#### [WRITTEN PROBLEM]
Look below for the line with "Reproduce this chart" and the line with "const bYMarkTicks = [0, 25, 50, 75, 100];"; repeat exactly those two lines and all lines between them, but no pictures.

---------- DATASET CONTENT

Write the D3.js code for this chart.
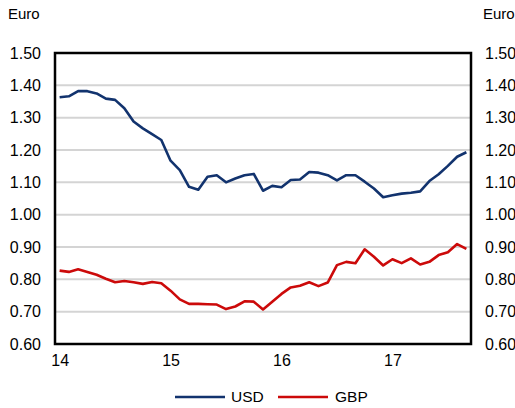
<!DOCTYPE html>
<html><head><meta charset="utf-8">
<script src="https://cdn.jsdelivr.net/npm/d3@7"></script>
<style>body{margin:0;background:#fff}svg{display:block}text{font-family:"Liberation Sans",Arial,sans-serif;fill:#000}</style>
</head><body><svg id="c" width="515" height="408"></svg>
<script>
const usd = [1.363,1.366,1.382,1.382,1.375,1.359,1.355,1.329,1.288,1.267,1.249,1.231,
  1.167,1.138,1.086,1.077,1.117,1.122,1.100,1.112,1.122,1.126,1.074,1.089,
  1.085,1.107,1.109,1.132,1.130,1.122,1.106,1.122,1.122,1.102,1.081,1.054,
  1.060,1.065,1.068,1.072,1.104,1.125,1.151,1.179,1.193];
const gbp = [0.827,0.823,0.831,0.823,0.814,0.802,0.791,0.795,0.791,0.786,0.792,0.788,
  0.765,0.738,0.724,0.724,0.723,0.722,0.708,0.716,0.732,0.731,0.707,0.731,
  0.755,0.775,0.780,0.791,0.779,0.790,0.844,0.854,0.850,0.893,0.870,0.843,
  0.862,0.850,0.865,0.846,0.854,0.875,0.884,0.909,0.894];
const years = ["14","15","16","17"];
const yTicks = [0.6,0.7,0.8,0.9,1.0,1.1,1.2,1.3,1.4,1.5];
const seriesNames = ["USD","GBP"];
const colors = ["#12336e","#cc0a0a"];

const svg = d3.select("#c");
const L=55,R=471,T=53,B=344;
const idx = d3.range(usd.length);
const x = d3.scalePoint().domain(idx).range([L,R]).padding(0.5);
const y = d3.scaleLinear().domain([0.6,1.5]).range([B,T]);

// gridlines
svg.append("g").selectAll("line").data(yTicks.filter(v=>v>0.6&&v<1.5)).join("line")
  .attr("x1",L).attr("x2",R).attr("y1",d=>y(d)).attr("y2",d=>y(d))
  .attr("stroke","#d4d4d4").attr("stroke-width",2);

const line = d3.line().x((d,i)=>x(i)).y(d=>y(d));
[usd,gbp].forEach((s,k)=>{
  svg.append("path").datum(s).attr("d",line).attr("fill","none")
    .attr("stroke",colors[k]).attr("stroke-width",2.6).attr("stroke-linejoin","round");
});

// box
svg.append("rect").attr("x",L).attr("y",T).attr("width",R-L).attr("height",B-T)
  .attr("fill","none").attr("stroke","#000").attr("stroke-width",2.5);

// axes
const fmt = d3.format(".2f");
const yl = d3.axisLeft(y).tickValues(yTicks).tickFormat(fmt).tickSize(0).tickPadding(14);
const gl = svg.append("g").attr("transform",`translate(${L},0)`).call(yl);
const yr = d3.axisRight(y).tickValues(yTicks).tickFormat(fmt).tickSize(0).tickPadding(14);
const gr = svg.append("g").attr("transform",`translate(${R},0)`).call(yr);
const xa = d3.axisBottom(x).tickValues(years.map((_,i)=>i*12)).tickFormat(d=>years[d/12]).tickSize(0).tickPadding(11);
const gx = svg.append("g").attr("transform",`translate(0,${B})`).call(xa);
[gl,gr,gx].forEach(g=>{g.select(".domain").remove();
  g.selectAll("text").attr("font-size",16).attr("font-family","Liberation Sans, Arial, sans-serif").attr("fill","#000");});

svg.append("text").attr("x",8).attr("y",19).attr("font-size",15).text("Euro");
svg.append("text").attr("x",483).attr("y",19).attr("font-size",15).text("Euro");

// legend
const lg = [[175,231],[278,335]];
seriesNames.forEach((n,k)=>{
  svg.append("line").attr("x1",lg[k][0]).attr("x2",lg[k][0]+50).attr("y1",397).attr("y2",397)
    .attr("stroke",colors[k]).attr("stroke-width",2.6);
  svg.append("text").attr("x",lg[k][1]).attr("y",397).attr("dy","0.35em").attr("font-size",15.5).text(n);
});
</script></body></html>
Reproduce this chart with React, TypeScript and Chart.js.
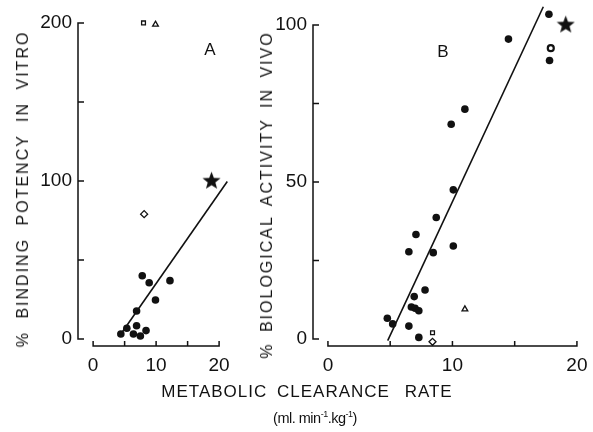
import React, { useEffect, useRef } from "react";
import { Chart, registerables } from "chart.js";
Chart.register(...registerables);

const W = 593;
const H = 432;
const FONT = "'Liberation Sans', Arial, Helvetica, sans-serif";
const INK = "#111";

// ---- Panel A : % binding potency in vitro ----
const aDotsX = [7.8, 8.9, 12.2, 9.9, 6.9, 6.9, 5.35, 4.4, 6.4, 7.5, 8.4];
const aDotsY = [40, 35.6, 36.9, 24.7, 17.7, 8.4, 6.8, 3.2, 3.2, 1.9, 5.3];
const aSquare = [8.0, 200];
const aTriangle = [9.9, 199];
const aDiamond = [8.1, 79];
const aStar = [18.8, 100.5];
const aLineX = [4.3, 21.3];
const aLineY = [2.5, 99.6];

// ---- Panel B : % biological activity in vivo ----
const bDotsX = [17.75, 14.5, 17.8, 11.0, 9.9, 10.07, 8.7, 7.07, 6.5, 8.46, 10.07, 7.8, 6.93, 6.7, 7.0, 7.3, 4.77, 5.2, 6.5, 7.3];
const bDotsY = [103.4, 95.5, 88.7, 73.2, 68.4, 47.5, 38.7, 33.3, 27.8, 27.5, 29.6, 15.6, 13.5, 10.2, 9.8, 9.0, 6.6, 4.8, 4.1, 0.5];
const bOpenCircle = [17.9, 92.6];
const bSquare = [8.4, 2.0];
const bTriangle = [11.0, 9.5];
const bDiamond = [8.4, -0.9];
const bStar = [19.1, 100.3];
const bLineX = [4.8, 17.3];
const bLineY = [-0.5, 105.8];

// ---- ticks ----
const xLabelTicks = [0, 10, 20];
const xMarkTicks = [0, 5, 10, 15, 20];
const aYLabelTicks = [0, 100, 200];
const aYMarkTicks = [0, 50, 100, 150, 200];
const bYLabelTicks = [0, 50, 100];
const bYMarkTicks = [0, 25, 50, 75, 100];

const pts = (xs: number[], ys: number[]) => xs.map((x, i) => ({ x, y: ys[i] }));
const pt = (p: number[]) => [{ x: p[0], y: p[1] }];

function makeStar(size: number) {
  const c = document.createElement("canvas");
  c.width = size;
  c.height = size;
  const ctx = c.getContext("2d")!;
  const cx = size / 2, cy = size / 2 + 0.9;
  const R = size / 2, r = R * 0.42;
  ctx.beginPath();
  for (let i = 0; i < 10; i++) {
    const ang = -Math.PI / 2 + (i * Math.PI) / 5;
    const rad = i % 2 === 0 ? R : r;
    const px = cx + rad * Math.cos(ang);
    const py = cy + rad * Math.sin(ang);
    if (i === 0) ctx.moveTo(px, py);
    else ctx.lineTo(px, py);
  }
  ctx.closePath();
  ctx.fillStyle = INK;
  ctx.fill();
  return c;
}

const detachedAxes = {
  id: "detachedAxes",
  afterDatasetsDraw(chart: any, _args: any, opts: any) {
    const { ctx, chartArea, scales } = chart;
    const xs = scales.x, ys = scales.y;
    ctx.save();
    ctx.strokeStyle = INK;
    ctx.lineWidth = 1.5;
    ctx.lineCap = "butt";
    const xm: number[] = opts.xMarks;
    const yb = chartArea.bottom;
    ctx.beginPath();
    ctx.moveTo(xs.getPixelForValue(xm[0]), yb);
    ctx.lineTo(xs.getPixelForValue(xm[xm.length - 1]), yb);
    xm.forEach((v) => {
      const px = xs.getPixelForValue(v);
      ctx.moveTo(px, yb + 0.75);
      ctx.lineTo(px, yb - 5);
    });
    ctx.stroke();
    const ym: number[] = opts.yMarks;
    const xl = chartArea.left;
    ctx.beginPath();
    ctx.moveTo(xl, ys.getPixelForValue(ym[0]));
    ctx.lineTo(xl, ys.getPixelForValue(ym[ym.length - 1]));
    ym.forEach((v) => {
      const py = ys.getPixelForValue(v);
      ctx.moveTo(xl - 0.75, py);
      ctx.lineTo(xl + 6, py);
    });
    ctx.stroke();
    ctx.restore();
  },
};

function buildConfig(p: {
  dots: any[];
  extra: any[];
  line: any[];
  xMin: number; xMax: number; yMin: number; yMax: number;
  yLabels: number[]; yMarks: number[];
  padding: any; yWidth: number;
}) {
  const tickFont = { family: FONT, size: 19 };
  return {
    type: "scatter",
    data: {
      datasets: [
        {
          data: p.line,
          showLine: true,
          borderColor: INK,
          borderWidth: 1.6,
          pointRadius: 0,
          clip: false,
        },
        {
          data: p.dots,
          pointStyle: "circle",
          pointRadius: 3.8,
          backgroundColor: INK,
          borderColor: INK,
          borderWidth: 0,
          clip: false,
        },
        ...p.extra.map((d) => ({ clip: false, ...d })),
      ],
    },
    options: {
      responsive: false,
      animation: false,
      events: [],
      layout: { padding: p.padding, autoPadding: false },
      plugins: {
        legend: { display: false },
        tooltip: { enabled: false },
        detachedAxes: { xMarks: xMarkTicks, yMarks: p.yMarks },
      },
      scales: {
        x: {
          type: "linear",
          min: p.xMin,
          max: p.xMax,
          grid: { display: false, drawTicks: false },
          border: { display: false },
          ticks: { padding: 8, color: INK, font: tickFont, maxRotation: 0, autoSkip: false },
          afterBuildTicks: (s: any) => {
            s.ticks = xLabelTicks.map((v) => ({ value: v }));
          },
          afterFit: (s: any) => {
            s.height = 40;
            s.paddingLeft = 0;
            s.paddingRight = 0;
          },
        },
        y: {
          type: "linear",
          min: p.yMin,
          max: p.yMax,
          grid: { display: false, drawTicks: false },
          border: { display: false },
          ticks: { padding: 6, color: INK, font: tickFont, autoSkip: false },
          afterBuildTicks: (s: any) => {
            s.ticks = p.yLabels.map((v) => ({ value: v }));
          },
          afterFit: (s: any) => {
            s.width = p.yWidth;
            s.paddingTop = 0;
            s.paddingBottom = 0;
          },
        },
      },
    },
    plugins: [detachedAxes],
  };
}

const openStyle = (style: string, radius: number) => ({
  pointStyle: style,
  pointRadius: radius,
  backgroundColor: "#fff",
  borderColor: INK,
  borderWidth: 1.3,
});

export default function App() {
  const refA = useRef<HTMLCanvasElement>(null);
  const refB = useRef<HTMLCanvasElement>(null);

  useEffect(() => {
    const star = makeStar(19);
    const cfgA = buildConfig({
      dots: pts(aDotsX, aDotsY),
      line: pts(aLineX, aLineY),
      extra: [
        { data: pt(aSquare), ...openStyle("rect", 2.7) },
        { data: pt(aTriangle), ...openStyle("triangle", 3.3) },
        { data: pt(aDiamond), ...openStyle("rectRot", 3.5) },
        { data: pt(aStar), pointStyle: star, pointRadius: 9 },
      ],
      xMin: -2.4, xMax: 22, yMin: -4.5, yMax: 205,
      yLabels: aYLabelTicks, yMarks: aYMarkTicks,
      padding: { left: 0, right: 361.3, top: 15, bottom: 45.9 },
      yWidth: 78,
    });
    const cfgB = buildConfig({
      dots: pts(bDotsX, bDotsY),
      line: pts(bLineX, bLineY),
      extra: [
        { data: pt(bOpenCircle), pointStyle: "circle", pointRadius: 3, backgroundColor: "#fff", borderColor: INK, borderWidth: 2.2 },
        { data: pt(bSquare), ...openStyle("rect", 2.7) },
        { data: pt(bTriangle), ...openStyle("triangle", 3.3) },
        { data: pt(bDiamond), ...openStyle("rectRot", 3.5) },
        { data: pt(bStar), pointStyle: star, pointRadius: 9 },
      ],
      xMin: -1.2, xMax: 20.6, yMin: -2.2, yMax: 107,
      yLabels: bYLabelTicks, yMarks: bYMarkTicks,
      padding: { left: 0, right: 8.6, top: 3, bottom: 46.1 },
      yWidth: 313,
    });
    const a = new Chart(refA.current!, cfgA as any);
    const b = new Chart(refB.current!, cfgB as any);
    return () => {
      a.destroy();
      b.destroy();
    };
  }, []);

  const abs: React.CSSProperties = { position: "absolute", left: 0, top: 0 };
  const text = (s: React.CSSProperties): React.CSSProperties => ({
    position: "absolute",
    whiteSpace: "nowrap",
    fontFamily: FONT,
    color: INK,
    lineHeight: 1,
    ...s,
  });

  return (
    <div style={{ position: "fixed", left: 0, top: 0, width: W, height: H, background: "#fff", overflow: "hidden" }}>
      <canvas ref={refA} width={W} height={H} style={abs} />
      <canvas ref={refB} width={W} height={H} style={abs} />
      <div style={text({ left: 23, top: 188.5, fontSize: 16, letterSpacing: "2px", wordSpacing: "6px", transform: "translate(-50%,-50%) rotate(-90deg)" })}>
        % BINDING POTENCY IN VITRO
      </div>
      <div style={text({ left: 267, top: 195, fontSize: 16, letterSpacing: "2px", wordSpacing: "4px", transform: "translate(-50%,-50%) rotate(-90deg)" })}>
        % BIOLOGICAL ACTIVITY IN VIVO
      </div>
      <div style={text({ left: 210, top: 49, fontSize: 17, transform: "translate(-50%,-50%)" })}>A</div>
      <div style={text({ left: 443, top: 51, fontSize: 17, transform: "translate(-50%,-50%)" })}>B</div>
      <div style={text({ left: 307, top: 391, fontSize: 17, letterSpacing: "1px", wordSpacing: "4px", transform: "translate(-50%,-50%)" })}>
        METABOLIC CLEARANCE <span style={{ marginLeft: 5 }}>RATE</span>
      </div>
      <div style={text({ left: 315, top: 418, fontSize: 14.5, letterSpacing: "-0.5px", transform: "translate(-50%,-50%)" })}>
        (ml. min<sup style={{ fontSize: 9 }}>-1</sup>.kg<sup style={{ fontSize: 9 }}>-1</sup>)
      </div>
    </div>
  );
}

--------------------

#### [OUTPUT]
Reproduce this chart with React, TypeScript and Chart.js.
import React, { useEffect, useRef } from "react";
import { Chart, registerables } from "chart.js";
Chart.register(...registerables);

const W = 593;
const H = 432;
const FONT = "'Liberation Sans', Arial, Helvetica, sans-serif";
const INK = "#111";

// ---- Panel A : % binding potency in vitro ----
const aDotsX = [7.8, 8.9, 12.2, 9.9, 6.9, 6.9, 5.35, 4.4, 6.4, 7.5, 8.4];
const aDotsY = [40, 35.6, 36.9, 24.7, 17.7, 8.4, 6.8, 3.2, 3.2, 1.9, 5.3];
const aSquare = [8.0, 200];
const aTriangle = [9.9, 199];
const aDiamond = [8.1, 79];
const aStar = [18.8, 100.5];
const aLineX = [4.3, 21.3];
const aLineY = [2.5, 99.6];

// ---- Panel B : % biological activity in vivo ----
const bDotsX = [17.75, 14.5, 17.8, 11.0, 9.9, 10.07, 8.7, 7.07, 6.5, 8.46, 10.07, 7.8, 6.93, 6.7, 7.0, 7.3, 4.77, 5.2, 6.5, 7.3];
const bDotsY = [103.4, 95.5, 88.7, 73.2, 68.4, 47.5, 38.7, 33.3, 27.8, 27.5, 29.6, 15.6, 13.5, 10.2, 9.8, 9.0, 6.6, 4.8, 4.1, 0.5];
const bOpenCircle = [17.9, 92.6];
const bSquare = [8.4, 2.0];
const bTriangle = [11.0, 9.5];
const bDiamond = [8.4, -0.9];
const bStar = [19.1, 100.3];
const bLineX = [4.8, 17.3];
const bLineY = [-0.5, 105.8];

// ---- ticks ----
const xLabelTicks = [0, 10, 20];
const xMarkTicks = [0, 5, 10, 15, 20];
const aYLabelTicks = [0, 100, 200];
const aYMarkTicks = [0, 50, 100, 150, 200];
const bYLabelTicks = [0, 50, 100];
const bYMarkTicks = [0, 25, 50, 75, 100];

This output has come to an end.